J.D.Edwards CEO: We Are "Dead Serious" About CRM
At the helm of software vendor J.D. Edwards for two months, Robert Dutkowsky, president and CEO, is optimistic about the company's CRM strategy and contends it will be an important player in the CRM space.
The company has earned plenty of kudos from the analyst sector when it acquired CRM vendor YOUcentric in August 2001 and by December had a CRM product that integrated with its ERP applications.
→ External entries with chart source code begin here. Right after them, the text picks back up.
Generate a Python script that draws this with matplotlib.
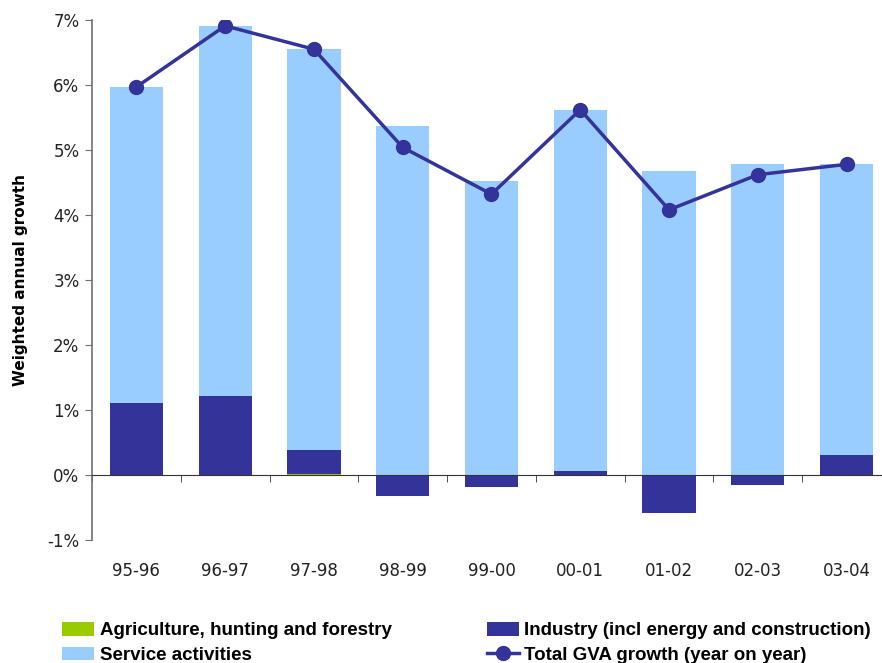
import numpy as np
import matplotlib
matplotlib.use("Agg")
import matplotlib.pyplot as plt
from matplotlib.ticker import FuncFormatter, MultipleLocator

# Data (percentage points of weighted annual growth)
periods = ["95-96", "96-97", "97-98", "98-99", "99-00", "00-01", "01-02", "02-03", "03-04"]
agriculture = [0.0, 0.0, 0.01, 0.0, 0.0, 0.0, 0.0, 0.0, 0.0]
industry = [1.11, 1.22, 0.38, -0.33, -0.19, 0.06, -0.58, -0.16, 0.31]
services = [4.86, 5.69, 6.17, 5.37, 4.52, 5.56, 4.67, 4.78, 4.47]
total_gva = [5.97, 6.91, 6.55, 5.04, 4.32, 5.62, 4.08, 4.62, 4.78]

series = [
    ("Agriculture, hunting and forestry", agriculture, "#99CC00"),
    ("Industry (incl energy and construction)", industry, "#333399"),
    ("Service activities", services, "#99CCFF"),
]

fig = plt.figure(figsize=(8.82, 6.63), dpi=100)
ax = fig.add_axes([92 / 882, 123 / 663, 799 / 882, 520 / 663])

x = np.arange(len(periods))
pos_base = np.zeros(len(periods))
neg_base = np.zeros(len(periods))
handles = {}
for name, vals, col in series:
    vals = np.array(vals)
    bottoms = np.where(vals >= 0, pos_base, neg_base)
    h = ax.bar(x, vals, width=0.6, bottom=bottoms, color=col, label=name, zorder=2)
    handles[name] = h
    pos_base += np.where(vals >= 0, vals, 0)
    neg_base += np.where(vals < 0, vals, 0)

line, = ax.plot(x, total_gva, color="#333399", linewidth=2.5, marker="o",
                markersize=10, label="Total GVA growth (year on year)", zorder=4)

ax.set_xlim(-0.5, len(periods) - 0.5)
ax.set_ylim(-1, 7)
ax.yaxis.set_major_locator(MultipleLocator(1))
ax.yaxis.set_major_formatter(FuncFormatter(lambda v, p: f"{v:.0f}%"))

# category axis sits on the zero line
for s in ["top", "right"]:
    ax.spines[s].set_visible(False)
ax.spines["bottom"].set_position(("data", 0))
ax.spines["bottom"].set_color("#333333")
ax.spines["bottom"].set_zorder(3)
ax.spines["left"].set_color("#707070")
ax.spines["left"].set_linewidth(1.2)

ax.set_xticks(x)
ax.set_xticklabels(periods)
ax.set_xticks(np.arange(len(periods) + 1) - 0.5, minor=True)
ax.tick_params(axis="x", which="major", length=0, pad=63, labelsize=12, colors="#222222")
ax.tick_params(axis="x", which="minor", length=5, direction="out", color="#333333")
ax.tick_params(axis="y", length=5, direction="out", color="#707070", labelsize=12,
               labelcolor="#222222", pad=4)

ax.set_ylabel("Weighted annual growth", fontsize=11, fontweight="bold", labelpad=14)

order = ["Agriculture, hunting and forestry", "Service activities",
         "Industry (incl energy and construction)"]
leg_handles = [handles[order[0]], handles[order[1]], handles[order[2]], line]
leg_labels = [order[0], order[1], order[2], "Total GVA growth (year on year)"]
fig.legend(leg_handles, leg_labels, loc="upper left", bbox_to_anchor=(62 / 882, 1 - 622 / 663),
           ncol=2, frameon=False, prop={"family": "Liberation Sans", "weight": "bold", "size": 13.5},
           handlelength=1.7, handleheight=0.75, handletextpad=0.3, columnspacing=5.1,
           labelspacing=0.38, borderpad=0, borderaxespad=0)

fig.savefig("out.png", dpi=100)
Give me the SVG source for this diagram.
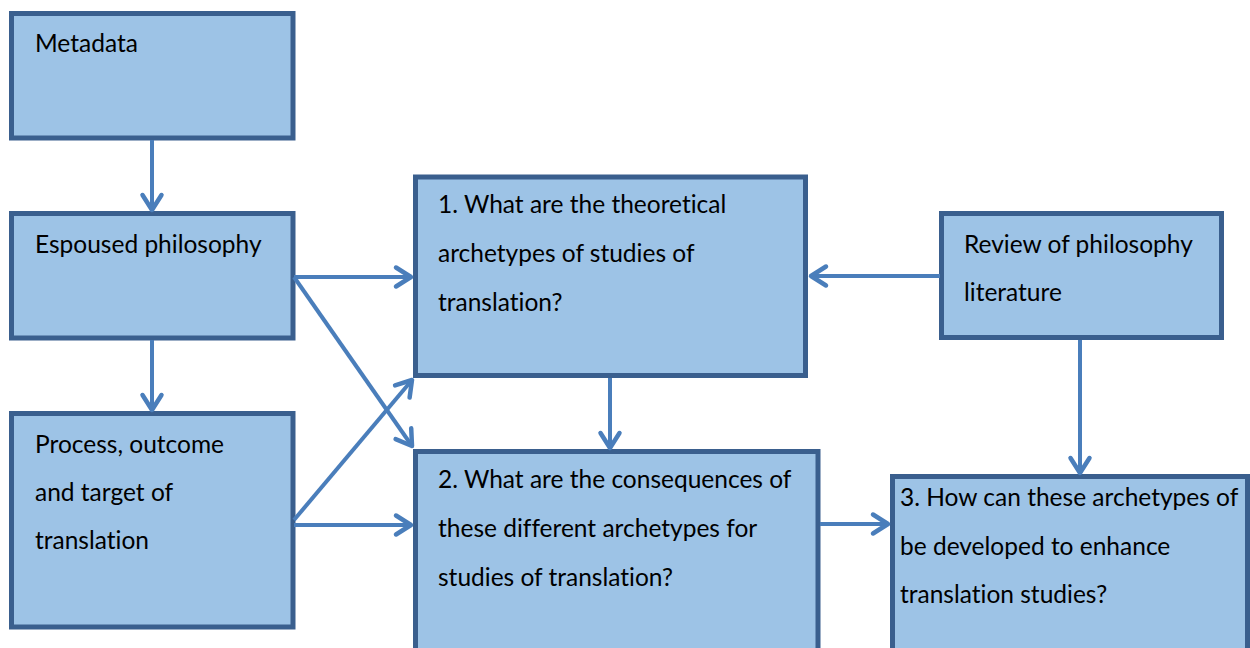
<svg xmlns="http://www.w3.org/2000/svg" width="1250" height="648" viewBox="0 0 1250 648">
<style>
.box{fill:#9DC3E6;stroke:#3A5F8E;stroke-width:5}
.t{font-family:"Lato","Open Sans","Liberation Sans",sans-serif;font-size:24.5px;fill:#000;font-variant-ligatures:none}
.c{stroke:#4A7EBB;stroke-width:4;fill:none;marker-end:url(#ah)}
</style>
<defs>
<marker id="ah" markerUnits="userSpaceOnUse" markerWidth="40" markerHeight="40" viewBox="-20 -20 40 40" refX="0" refY="0" orient="auto" overflow="visible">
<path d="M-15,-9.5 L0,0 L-15,9.5" fill="none" stroke="#4A7EBB" stroke-width="4.5" stroke-linecap="round" stroke-linejoin="round"/>
</marker>
</defs>
<rect width="1250" height="648" fill="#fff"/>
<g id="metadata"><rect class="box" x="11.5" y="13.5" width="281.5" height="124.5"/><text class="t" x="35" y="52">Metadata</text></g>
<g id="espoused"><rect class="box" x="11.5" y="213.5" width="281.5" height="124.5"/><text class="t" x="35" y="253">Espoused philosophy</text></g>
<g id="process"><rect class="box" x="11.5" y="413.5" width="281.5" height="213.5"/><text class="t" x="35" y="453">Process, outcome</text><text class="t" x="35" y="501">and target of</text><text class="t" x="35" y="549">translation</text></g>
<g id="q1"><rect class="box" x="415.5" y="177" width="390" height="198.5"/><text class="t" x="438" y="213">1. What are the theoretical</text><text class="t" x="438" y="262">archetypes of studies of</text><text class="t" x="438" y="311">translation?</text></g>
<g id="q2"><rect class="box" x="415.5" y="451.5" width="402.5" height="210"/><text class="t" x="438" y="488">2. What are the consequences of</text><text class="t" x="438" y="537">these different archetypes for</text><text class="t" x="438" y="586">studies of translation?</text></g>
<g id="review"><rect class="box" x="941.5" y="213.5" width="280" height="124"/><text class="t" x="964" y="253">Review of philosophy</text><text class="t" x="964" y="301">literature</text></g>
<g id="q3"><rect class="box" x="892.5" y="476.5" width="355" height="185"/><text class="t" x="900" y="506">3. How can these archetypes of</text><text class="t" x="900" y="555">be developed to enhance</text><text class="t" x="900" y="603">translation studies?</text></g>
<g id="connectors">
<path class="c" d="M152,140 L152,210"/>
<path class="c" d="M152,340 L152,410"/>
<path class="c" d="M294,277 L411,277"/>
<path class="c" d="M294,277 L412,446"/>
<path class="c" d="M294,520 L412,380"/>
<path class="c" d="M294,525 L411,525"/>
<path class="c" d="M610,378 L610,448"/>
<path class="c" d="M940,276 L811,276"/>
<path class="c" d="M1080,340 L1080,473"/>
<path class="c" d="M820,524 L888,524"/>
</g>
</svg>
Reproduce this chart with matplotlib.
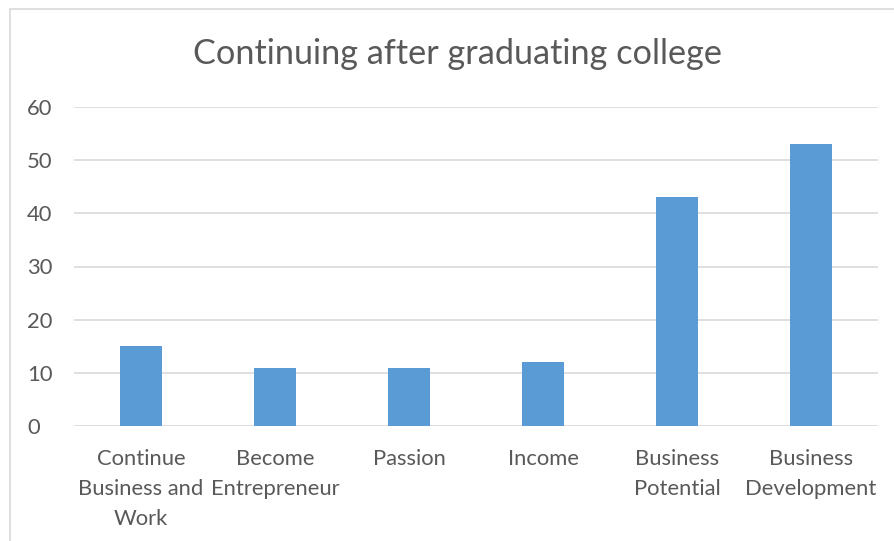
import matplotlib.pyplot as plt
from matplotlib.patches import Rectangle

plt.rcParams['font.family'] = ['Lato', 'DejaVu Sans']

# 資料
categories = ['Continue\nBusiness and\nWork', 'Become\nEntrepreneur', 'Passion', 'Income',
              'Business\nPotential', 'Business\nDevelopment']
values = [15, 11, 11, 12, 43, 53]
yticks = [0, 10, 20, 30, 40, 50, 60]

W, H = 894, 541
fig = plt.figure(figsize=(W / 100, H / 100), dpi=100)

# 外框 (只看得到左邊和上邊)
fig.patches.append(Rectangle((10 / W, -0.1), 1.2, 1.1 - 9 / H, transform=fig.transFigure,
                             fill=False, edgecolor='#d9d9d9', linewidth=1.2))

ax = fig.add_axes([74 / W, 1 - 426 / H, (878 - 74) / W, (426 - 107) / H])
x = range(len(categories))
ax.bar(x, values, width=0.31, color='#5b9bd5', zorder=3)

ax.set_xlim(-0.5, len(categories) - 0.5)
ax.set_ylim(0, 60)
ax.set_yticks(yticks)
ax.set_xticks(list(x))
ax.set_xticklabels(categories, linespacing=1.62)
ax.yaxis.grid(True, color='#d9d9d9', linewidth=1.2, zorder=0)
for s in ax.spines.values():
    s.set_visible(False)
ax.tick_params(axis='both', length=0, colors='#595959', labelsize=15.8)
ax.tick_params(axis='x', pad=16.5)
ax.tick_params(axis='y', pad=33.8)
for lbl in ax.get_yticklabels():
    lbl.set_horizontalalignment('left')

fig.text(458 / W, 1 - 54 / H, 'Continuing after graduating college', ha='center', va='center',
         fontsize=24.7, color='#595959')

fig.savefig('out.png', dpi=100)
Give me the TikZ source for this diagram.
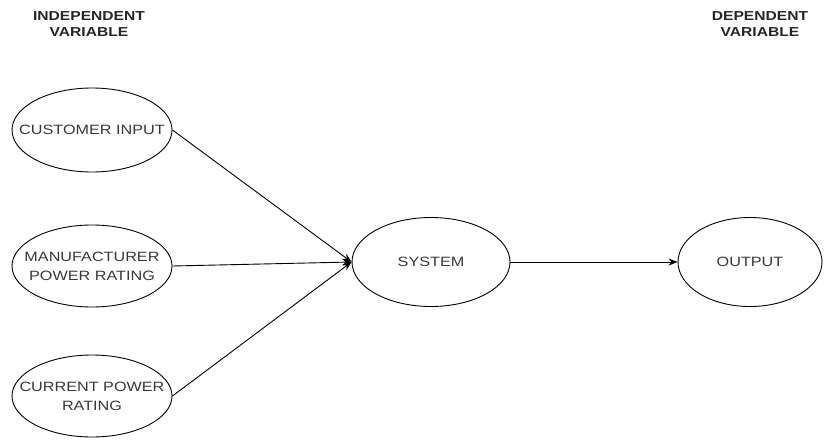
\documentclass[tikz,border=0pt]{standalone}
\usepackage{fontspec}
\setmainfont{Liberation Sans}[FakeStretch=1.2]
\usetikzlibrary{shapes.geometric,arrows.meta}
\begin{document}
\begin{tikzpicture}[x=1pt,y=-1pt,
  ell/.style={ellipse,draw=black,line width=0.9pt,inner sep=0pt},
  lbl/.style={text=black!78,font=\fontsize{13.5}{19}\selectfont,align=center,inner sep=0pt},
  hdr/.style={font=\fontsize{13}{16.5}\selectfont\bfseries,text=black!85,align=center},
  conn/.style={draw=black,line width=0.9pt,-{Stealth[length=9pt,width=7pt]}}]
\useasboundingbox (0,0) rectangle (824,439);
\node[hdr] (indep) at (89,24) {INDEPENDENT\\VARIABLE};
\node[hdr] (dep) at (760,24) {DEPENDENT\\VARIABLE};
\node[ell,minimum width=160pt,minimum height=84pt] (cust) at (92,130) {};
\node[lbl] (custt) at (cust) {CUSTOMER INPUT};
\node[ell,minimum width=160pt,minimum height=82pt] (manu) at (92,266) {};
\node[lbl] (manut) at (manu) {MANUFACTURER\\POWER RATING};
\node[ell,minimum width=160pt,minimum height=82pt] (curr) at (92,396) {};
\node[lbl] (currt) at (curr) {CURRENT POWER\\RATING};
\node[ell,minimum width=158pt,minimum height=89pt] (sys) at (431,262) {};
\node[lbl] (syst) at (sys) {SYSTEM};
\node[ell,minimum width=144pt,minimum height=89pt] (out) at (750,262) {};
\node[lbl] (outt) at (out) {OUTPUT};
\draw[conn] (cust.east) -- (sys.west);
\draw[conn] (manu.east) -- (sys.west);
\draw[conn] (curr.east) -- (sys.west);
\draw[conn] (sys.east) -- (out.west);
\end{tikzpicture}
\end{document}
The acquisition gave the company appropriate lift in the marketplace, because it was viewed as not having a CRM strategy since it partnered with Siebel Systems to deliver CRM solutions.
Analysts said that the fast rate that J.D. Edwards came out with the release of its CRM 1.0, quickly followed by Version 1.1, demonstrated that there were a lot of "synergies between the two companies and their products," says Kelly Spang, an analyst with Current Analysis, a market research firm.
Dutkowsky agrees. "J.D. Edwards integrating [YOUcentric] and coming out with a release quickly tells the marketplace, tells our customers and tells our competitors that we are dead serious about being an important player in the CRM market," Dutkowsky says.
Dutkowsky replaced Ed McVaney, who is chairman, and recently retired for a second time after coming out of retirement 18 months ago to set the company back on course.
Now that J.D Edwards has broken off with Siebel and has struck out on its own in the CRM marketplace, Dutkowsky says, the company knows a lot about CRM implementations and integration since it worked with Siebel's product. "We tried to integrate Siebel for 18 months and made very little progress, not because Siebel is not a great product and J.D. Edwards is not a great company, but because of the technical complexity that a Siebel product brings to the market," he says.
He says midsize enterprises, especially in the manufacturing and distribution sector, are looking to avoid technical complexity in quest for rapid installations and easy-to-administer applications. That is where its CRM solution comes into play. "The company targeted YOUcentric because of its technical elegance, the way it is designed and we knew that it would fit into our customer set," he says.
Dutkowsky is not looking far to sell its CRM product. Instead it is looking straight into its backyard for the cross-sell opportunities. "Watch us have success with out installed base," he says, adding the company has 6,400 customers and only about six percent have a CRM installation.
"That says that we have thousands and thousands of customers who are loyal J.D. Edwards users who have waited for an integrated approach for the rest of their ERP infrastructure. That is why integration is important for us," Dutkowsky says. "Watch for us to continue to drive business out of our installed base and address that huge requirement in our installed base that is waiting for a CRM offering."
Over the coming months CRM version 1.1 has set the foundation for further integration with its other products, including the Advanced Planning Suite, which was recently upgraded, according to Spang. Dutkowsky says more enhancements to its CRM product are expected that will help deliver better integration into its ERP and SCM applications and would emphasize rapid implementations, a key feature its customers need.